November 13: The demolition is halted for another 24 hours and the court application is postponed until Wednesday to allow time for the commission to gather information.

A second high court application dealing with the same issue is postponed. The case files have "gone missing" from the judges' chambers. This case, opened in 2010, is funded by the residents of Lenasia extension 13.

November 15: The court application hearing is postponed until November 23 to allow the Human Rights Commission more time to gather "information required by the court".


Lives come crashing down

Ntombi Nqedlama's new double bed sits neatly unused every night. The sole piece of furniture in the main bedroom, it is still in plastic packaging. The plastic protects it from the water that drips from the roof after this week's rains.

Nqedlama lives in the second bedroom, preferring to share a bed with her sons.
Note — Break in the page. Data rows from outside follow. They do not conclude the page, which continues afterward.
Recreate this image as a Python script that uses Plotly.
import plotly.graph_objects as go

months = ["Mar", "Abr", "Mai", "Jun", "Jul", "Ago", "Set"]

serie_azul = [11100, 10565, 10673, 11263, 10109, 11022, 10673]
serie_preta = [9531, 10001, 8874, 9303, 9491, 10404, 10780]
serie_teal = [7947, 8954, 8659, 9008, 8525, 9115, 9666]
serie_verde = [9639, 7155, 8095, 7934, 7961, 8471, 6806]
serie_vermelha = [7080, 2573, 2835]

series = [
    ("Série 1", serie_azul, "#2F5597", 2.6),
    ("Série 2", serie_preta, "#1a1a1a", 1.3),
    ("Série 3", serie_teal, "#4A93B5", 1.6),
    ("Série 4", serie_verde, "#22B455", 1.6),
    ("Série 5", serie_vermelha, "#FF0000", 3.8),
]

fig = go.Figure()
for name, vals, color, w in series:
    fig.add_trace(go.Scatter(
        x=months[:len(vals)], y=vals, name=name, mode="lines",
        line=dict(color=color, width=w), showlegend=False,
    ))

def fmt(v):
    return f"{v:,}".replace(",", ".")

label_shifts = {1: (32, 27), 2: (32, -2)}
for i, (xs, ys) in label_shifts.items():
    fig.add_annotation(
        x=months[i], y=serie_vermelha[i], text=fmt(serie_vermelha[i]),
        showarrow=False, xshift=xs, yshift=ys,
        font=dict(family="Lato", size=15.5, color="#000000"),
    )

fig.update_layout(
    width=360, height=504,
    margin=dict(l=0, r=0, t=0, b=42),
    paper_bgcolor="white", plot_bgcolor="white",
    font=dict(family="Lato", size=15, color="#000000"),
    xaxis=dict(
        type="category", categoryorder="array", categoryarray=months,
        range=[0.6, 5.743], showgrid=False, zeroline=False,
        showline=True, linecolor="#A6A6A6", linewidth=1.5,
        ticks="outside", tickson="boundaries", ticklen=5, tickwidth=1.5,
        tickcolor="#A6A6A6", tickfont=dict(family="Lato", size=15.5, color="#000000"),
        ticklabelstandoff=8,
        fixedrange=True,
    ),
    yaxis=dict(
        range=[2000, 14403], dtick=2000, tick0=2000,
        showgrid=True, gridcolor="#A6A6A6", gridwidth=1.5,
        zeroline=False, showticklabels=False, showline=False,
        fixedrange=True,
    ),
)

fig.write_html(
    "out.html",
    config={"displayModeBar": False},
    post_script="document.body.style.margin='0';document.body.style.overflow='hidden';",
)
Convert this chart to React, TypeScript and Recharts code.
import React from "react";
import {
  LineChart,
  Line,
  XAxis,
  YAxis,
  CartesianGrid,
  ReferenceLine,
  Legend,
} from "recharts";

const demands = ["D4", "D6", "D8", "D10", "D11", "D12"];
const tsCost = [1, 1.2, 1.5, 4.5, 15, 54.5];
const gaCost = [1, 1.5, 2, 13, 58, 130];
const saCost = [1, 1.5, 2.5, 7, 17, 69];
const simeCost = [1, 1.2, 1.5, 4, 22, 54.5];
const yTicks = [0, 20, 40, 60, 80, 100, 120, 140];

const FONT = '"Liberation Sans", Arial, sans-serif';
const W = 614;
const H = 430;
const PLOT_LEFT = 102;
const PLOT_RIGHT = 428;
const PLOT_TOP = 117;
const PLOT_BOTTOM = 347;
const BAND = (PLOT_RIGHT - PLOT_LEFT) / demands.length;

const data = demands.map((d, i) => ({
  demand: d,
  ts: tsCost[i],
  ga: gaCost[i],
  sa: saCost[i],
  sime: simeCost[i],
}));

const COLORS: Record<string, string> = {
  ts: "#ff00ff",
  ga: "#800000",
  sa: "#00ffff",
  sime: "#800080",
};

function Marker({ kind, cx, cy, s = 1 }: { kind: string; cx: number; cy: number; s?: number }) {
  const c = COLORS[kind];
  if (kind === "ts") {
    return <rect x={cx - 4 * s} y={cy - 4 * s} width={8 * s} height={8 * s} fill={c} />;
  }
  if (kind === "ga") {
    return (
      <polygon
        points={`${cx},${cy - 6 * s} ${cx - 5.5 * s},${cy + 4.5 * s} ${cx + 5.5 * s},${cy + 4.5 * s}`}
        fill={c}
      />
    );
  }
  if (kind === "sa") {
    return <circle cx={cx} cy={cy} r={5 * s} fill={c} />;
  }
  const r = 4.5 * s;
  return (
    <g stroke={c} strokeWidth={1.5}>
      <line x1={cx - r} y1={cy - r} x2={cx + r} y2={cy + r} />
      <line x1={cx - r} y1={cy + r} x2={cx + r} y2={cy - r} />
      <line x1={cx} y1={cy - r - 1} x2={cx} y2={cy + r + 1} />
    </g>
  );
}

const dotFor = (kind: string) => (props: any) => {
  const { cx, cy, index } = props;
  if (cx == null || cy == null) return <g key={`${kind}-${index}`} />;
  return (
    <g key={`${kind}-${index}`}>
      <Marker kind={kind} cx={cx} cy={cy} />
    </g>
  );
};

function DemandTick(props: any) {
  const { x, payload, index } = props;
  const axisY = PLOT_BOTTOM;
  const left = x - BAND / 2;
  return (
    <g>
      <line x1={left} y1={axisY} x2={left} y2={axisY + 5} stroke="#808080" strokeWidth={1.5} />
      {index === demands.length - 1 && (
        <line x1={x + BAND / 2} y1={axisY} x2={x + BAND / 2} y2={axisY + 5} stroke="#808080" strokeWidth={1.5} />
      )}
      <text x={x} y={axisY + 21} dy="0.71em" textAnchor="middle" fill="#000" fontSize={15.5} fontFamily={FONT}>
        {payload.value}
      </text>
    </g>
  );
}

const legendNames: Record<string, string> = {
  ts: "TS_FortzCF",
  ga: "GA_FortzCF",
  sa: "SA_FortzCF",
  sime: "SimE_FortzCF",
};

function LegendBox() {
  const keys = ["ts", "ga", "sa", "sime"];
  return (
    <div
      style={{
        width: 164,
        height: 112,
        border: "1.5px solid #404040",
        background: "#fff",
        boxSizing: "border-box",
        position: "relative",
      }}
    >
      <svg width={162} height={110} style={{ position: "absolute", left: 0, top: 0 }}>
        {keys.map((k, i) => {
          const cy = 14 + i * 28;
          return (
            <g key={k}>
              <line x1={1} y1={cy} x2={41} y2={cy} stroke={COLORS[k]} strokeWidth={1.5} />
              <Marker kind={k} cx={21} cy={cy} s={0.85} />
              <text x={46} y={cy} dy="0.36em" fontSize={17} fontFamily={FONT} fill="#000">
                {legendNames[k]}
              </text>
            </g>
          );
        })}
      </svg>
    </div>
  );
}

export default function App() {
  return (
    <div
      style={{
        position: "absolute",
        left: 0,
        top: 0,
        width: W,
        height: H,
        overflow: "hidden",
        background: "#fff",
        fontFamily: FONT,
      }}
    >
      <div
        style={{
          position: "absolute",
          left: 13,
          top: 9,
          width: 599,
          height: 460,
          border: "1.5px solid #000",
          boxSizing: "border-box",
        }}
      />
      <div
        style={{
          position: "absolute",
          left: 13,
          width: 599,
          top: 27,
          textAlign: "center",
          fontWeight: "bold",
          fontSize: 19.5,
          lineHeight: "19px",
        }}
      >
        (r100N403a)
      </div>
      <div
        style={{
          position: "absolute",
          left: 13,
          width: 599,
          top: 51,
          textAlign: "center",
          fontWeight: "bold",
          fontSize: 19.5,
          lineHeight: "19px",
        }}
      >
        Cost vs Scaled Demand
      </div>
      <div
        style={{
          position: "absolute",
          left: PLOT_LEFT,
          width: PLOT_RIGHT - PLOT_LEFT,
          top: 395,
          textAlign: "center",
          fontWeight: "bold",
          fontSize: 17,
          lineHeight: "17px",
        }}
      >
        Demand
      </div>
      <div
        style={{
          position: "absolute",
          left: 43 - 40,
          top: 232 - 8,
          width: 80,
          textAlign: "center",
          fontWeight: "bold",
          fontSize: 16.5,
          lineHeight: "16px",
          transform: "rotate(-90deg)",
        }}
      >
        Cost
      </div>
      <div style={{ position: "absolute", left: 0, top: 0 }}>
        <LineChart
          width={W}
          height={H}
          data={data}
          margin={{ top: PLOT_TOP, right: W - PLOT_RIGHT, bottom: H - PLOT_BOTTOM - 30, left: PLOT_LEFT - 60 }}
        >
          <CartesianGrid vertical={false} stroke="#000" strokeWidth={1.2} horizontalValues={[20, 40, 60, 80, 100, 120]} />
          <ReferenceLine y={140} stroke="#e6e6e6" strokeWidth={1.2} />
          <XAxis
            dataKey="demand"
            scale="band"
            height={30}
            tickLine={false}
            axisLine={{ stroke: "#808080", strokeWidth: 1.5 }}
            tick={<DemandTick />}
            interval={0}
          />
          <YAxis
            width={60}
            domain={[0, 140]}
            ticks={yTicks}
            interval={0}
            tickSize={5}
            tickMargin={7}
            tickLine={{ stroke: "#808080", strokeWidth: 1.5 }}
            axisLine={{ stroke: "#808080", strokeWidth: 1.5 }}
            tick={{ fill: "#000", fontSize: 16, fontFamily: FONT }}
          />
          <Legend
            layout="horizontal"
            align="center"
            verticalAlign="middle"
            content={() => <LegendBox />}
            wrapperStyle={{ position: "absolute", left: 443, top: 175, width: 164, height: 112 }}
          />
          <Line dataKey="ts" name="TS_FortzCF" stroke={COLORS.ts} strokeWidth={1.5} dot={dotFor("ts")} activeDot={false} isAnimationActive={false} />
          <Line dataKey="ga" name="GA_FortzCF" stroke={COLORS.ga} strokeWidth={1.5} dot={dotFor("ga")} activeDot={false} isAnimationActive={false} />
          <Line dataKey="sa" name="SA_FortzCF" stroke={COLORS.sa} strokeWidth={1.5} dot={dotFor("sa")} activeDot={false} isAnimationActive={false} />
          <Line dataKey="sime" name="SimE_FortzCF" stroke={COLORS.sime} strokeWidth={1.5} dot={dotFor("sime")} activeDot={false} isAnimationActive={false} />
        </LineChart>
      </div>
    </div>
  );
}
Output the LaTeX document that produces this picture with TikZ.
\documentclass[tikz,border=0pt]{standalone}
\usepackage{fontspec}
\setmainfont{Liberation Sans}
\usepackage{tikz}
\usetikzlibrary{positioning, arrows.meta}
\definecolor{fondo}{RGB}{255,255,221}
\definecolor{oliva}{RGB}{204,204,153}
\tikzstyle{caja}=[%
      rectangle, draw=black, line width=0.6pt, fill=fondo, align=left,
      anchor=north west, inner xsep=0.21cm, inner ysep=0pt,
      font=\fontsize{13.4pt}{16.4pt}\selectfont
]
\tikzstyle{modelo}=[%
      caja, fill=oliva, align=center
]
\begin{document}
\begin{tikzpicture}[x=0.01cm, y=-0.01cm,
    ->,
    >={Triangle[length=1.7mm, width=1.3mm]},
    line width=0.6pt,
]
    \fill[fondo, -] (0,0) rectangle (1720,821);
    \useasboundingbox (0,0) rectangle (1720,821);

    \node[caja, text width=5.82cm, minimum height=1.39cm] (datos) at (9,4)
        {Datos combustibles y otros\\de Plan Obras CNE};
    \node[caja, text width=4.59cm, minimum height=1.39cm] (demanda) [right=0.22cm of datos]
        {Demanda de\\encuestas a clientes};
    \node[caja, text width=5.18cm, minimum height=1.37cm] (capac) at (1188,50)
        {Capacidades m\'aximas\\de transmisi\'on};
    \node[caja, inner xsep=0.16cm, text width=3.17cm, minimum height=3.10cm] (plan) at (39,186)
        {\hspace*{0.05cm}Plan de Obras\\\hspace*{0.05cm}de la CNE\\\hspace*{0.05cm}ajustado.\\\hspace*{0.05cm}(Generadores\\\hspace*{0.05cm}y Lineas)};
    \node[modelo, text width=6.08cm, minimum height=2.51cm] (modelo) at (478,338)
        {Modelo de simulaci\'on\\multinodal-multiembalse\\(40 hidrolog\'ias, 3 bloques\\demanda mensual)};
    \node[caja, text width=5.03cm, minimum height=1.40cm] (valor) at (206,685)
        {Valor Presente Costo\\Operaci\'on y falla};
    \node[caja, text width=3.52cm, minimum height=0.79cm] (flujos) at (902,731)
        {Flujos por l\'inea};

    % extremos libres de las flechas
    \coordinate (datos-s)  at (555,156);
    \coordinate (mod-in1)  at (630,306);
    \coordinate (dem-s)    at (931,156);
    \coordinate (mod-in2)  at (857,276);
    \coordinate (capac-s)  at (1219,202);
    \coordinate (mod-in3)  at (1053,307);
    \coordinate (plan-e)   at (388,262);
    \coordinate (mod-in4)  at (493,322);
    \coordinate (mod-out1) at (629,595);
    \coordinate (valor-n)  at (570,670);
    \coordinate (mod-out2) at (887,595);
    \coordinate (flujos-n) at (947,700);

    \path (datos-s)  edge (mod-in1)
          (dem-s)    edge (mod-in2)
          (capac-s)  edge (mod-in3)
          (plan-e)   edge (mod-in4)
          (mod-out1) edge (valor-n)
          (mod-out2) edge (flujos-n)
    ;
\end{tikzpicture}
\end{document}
Since last Thursday, Nqedlama has been unable to keep out the rain. Or the fear.

The day the bulldozers arrived "I looked out the window", she said. "Jissis. There were a lot of cars, bulldozers, those police with berets." Under instruction from the Gauteng housing department, the bulldozers were set to demolish the first of 113 houses that were allegedly built illegally in Lenasia extension 13 and Lenasia South extension 4.

After it razed her neighbour's home to the ground, the bulldozers broke down the perimeter wall and started for Nqedlama's home.

"A Caterpillar came into the yard," she said. "They wanted to use it to break down the house. It came right here." She pointed at the front door.

But in a moment of blind desperation, Nqedlama grabbed her son Sabelo (10) by his arm and picked up Nthando (2).

"Me, I took my babies and ran inside the house. I was looking out the [front] window shouting 'You must bury me inside the house! It's my house! I didn't do a crime!'

Slowly but surely
"The police started to look at me and said: 'No. Come outside!' The neighbours started to scream at me and said: 'Please! Think about the babies!'

"And I said I am thinking about the babies. This is shelter for them. If I come outside they will break my house. I can't."

The Caterpillars eventually reversed off the land. But "at night, when I hear police sirens, I start jumping in my bed".

It has taken three years of wages to "slowly but surely" build up her home. Nqedlama received a ­pay-out from a car accident three years ago and gave R25000 to a "private" landowner for her land.

She erected a shack and lived there with her children while she built their home. She and her sons only moved the few metres from the shack to the house last month.

Nqedlama has not gone to work in a week for fear that the department will demolish her home in her absence. She has worked as a cleaner at Bruma Lake since 2009, but her position is "only temporary".

"Now they tell me, because I have been gone for a long time, they will replace me with another one."